Manipulation: According to the scholars who founded the Manipulative School,

“translation is a rewriting of the original text” and “all rewritings […] manipulate literature to function in a given society in a given way” based on three main factors:

power, ideology and poetics (Lefevère, 1985). Translation, as ushered by the Manipulation School, is an independent text-type, the appropriation of the ST by the target culture, a production and not a mere reproduction (Snell-Hornby, 1988, p. 24).

These definitions could represent a sort of a disclaimer of any sort of unfaithfulness to the ST or to the source culture. In the present thesis, manipulation is addressed neutrally as a fact; it is neither criticized as a negative practice nor encouraged as positive one. It also refers in this study to the subversion of the text and not the viewers, who might be influenced in a way or another, even though they might be well aware of the occurrence of manipulation, especially when there is a conspicuous contradiction between what is heard (in the case of VO or dubbing) or read on the screen (in the case of subtitling) (Roffe, 1995, p. 221).
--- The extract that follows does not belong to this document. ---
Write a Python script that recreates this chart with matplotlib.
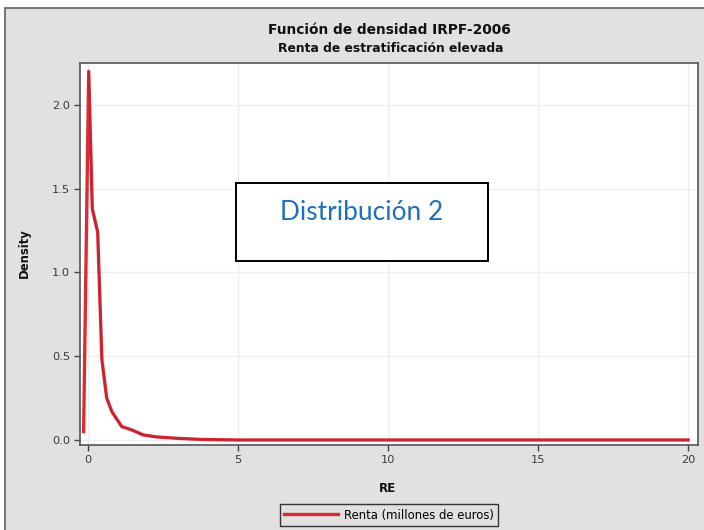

Translation Agents: The sociology of translation, initiated by French sociologist Pierre Bourdieu (1990) and developed by other scholars and researchers (Simeoni, 1998; Wolf, 2002; Gouanvic, 2005; Pym, 2006), considers the translator as a

„constructing and constructed subject in society, and [views] translation as a social practice‟ (Wolf, 2002, p. 33). It implies the impact of the background of the translator (social status, gender, ethnic group, faith, etc.) on the translation they produce (Barker, 2005, p. 448) and their willingness and ability to intervene in the ST motivated by the 'need to act' (Koskinen, 2006, p. 3). The term Translation Agents is used in this thesis to refer to translators, revisers, editors and validators.

18

Modern Standard Arabic (MSA): A simplified version of classical Arabic found in the Holy Quran, the preaching of the Prophet Mohammad (PBUH) and the pre-Islamic poetry. It is the “formal language […] taught systematically in all schools and universities and used regularly by TV, magazines, newspapers and literature”

(Horn, 2015, p. 100).

1.10 Summary

Chapter 1 gives an overview of the area of knowledge within which this research is carried out. It also states the problem of the study and its significance. Chapter 1 also includes the research objectives the study attempts to meet and the research questions it will answer. The scope and limitations of the research were clearly defined and the organization of the thesis outlined. The chapter concludes with a list of definitions that guide the study.